Monday, April 22, 2013

Beauty is (poked) in the eye

I'm showing "Puzzling Pieces" in Allentown this weekend. In the spirit of the research, I couldn't ignore posting this project sponsored by Dove. (I realize that they may have a marketing agenda, but it's honest in that I can at least imagine these being real women and not actors.)



In other performance research, Kun-Yang had us writing our dancing stories during one rehearsal. Although I encourage and demand that my students think of and articulate their own dancing stories, admitting to my own is quite vulnerable and painful. So I began...

"I was never told I was a beautiful dancer until I was 18 and working with a professional modern dance company. The artistic director was setting a solo on me and made a side comment - 'You're such a beautiful dancer....'  there was more to that because he was giving me a note, but I didn't hear anything else. I burst into tears. He was really startled and confused. 'No one's ever said I was a beautiful dancer.' " (Excluding my  parents... they have an understandable bias).

I received a note from a fellow dancer a few days later, "Jess... it made me so sad to hear your story. Please know that you are beautiful, inside and out."

Well...

These interviews are interesting. Revealing. Honest. And demand that we re-think our perception of ourselves and the perceptions we allow to exist.

On another, related note... I was listening to a story on NPR's Morning Edition, regarding the role of women in the workplace in developing countries as part of their Special Series: the changing lives of women.

"In India, 11 percent of CEO's of the top companies are female," economist Sylvia Ann Hewlett tells NPR's Renee Montagne. "The figure here (in the US) is 3 percent. In Brazil, 12 percent of CEO's are female. It's also a country with a female head of state. So we have to understand that in some ways, women in these emerging markets are pointing the way....
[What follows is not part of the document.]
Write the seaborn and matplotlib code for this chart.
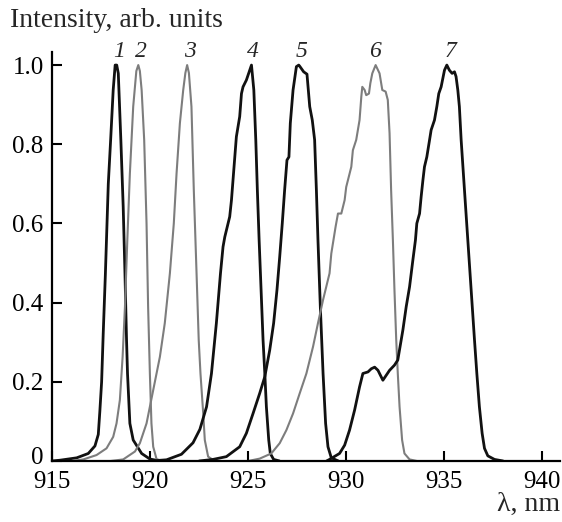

Hewlett says that what American women need most is a change in the narrative. 'I remember very clearly going to a Wall Street Journal conference, and Andrea Jung, the then-CEO of Avon, was speaking. She's an incredibly impressive person....' Hewlett says. ' instead of talking about the joys of success and what it felt like to be such an admired world leader with extraordinary leverage and influence in the lives of you know, 4 million employees, she chose to talk about what she had given up in terms of being close to her children.... No male leader does that. I feel that many of us are still mired in some of the expectations of the 1950's, that we're expected to be self-sacrificial in our public voice. As so it's unseemly for a woman to glory in power. We need to get over that.'"

Werq.

Listen/ read the whole story here:  Professional Women in Emerging Markets

And on the third hand, if I had a third hand, I want to acknowledge that there are males that probably feel similarly. Recently, I was having a conversation about "Embedded Layers" and the future of the process. "Would you ever consider including men?" My male counter-part asked. Yes, of course, I responded. But right now, I can only speak from my experiences and I'm a woman. I feel it's important to acknowledge that there are differences between male and female, and differences within those populations in respect to life experiences, maturity, time, age, location, socio-economic status, education, family.... This process, this project (the embodiment project) is a long exploration that's just begun.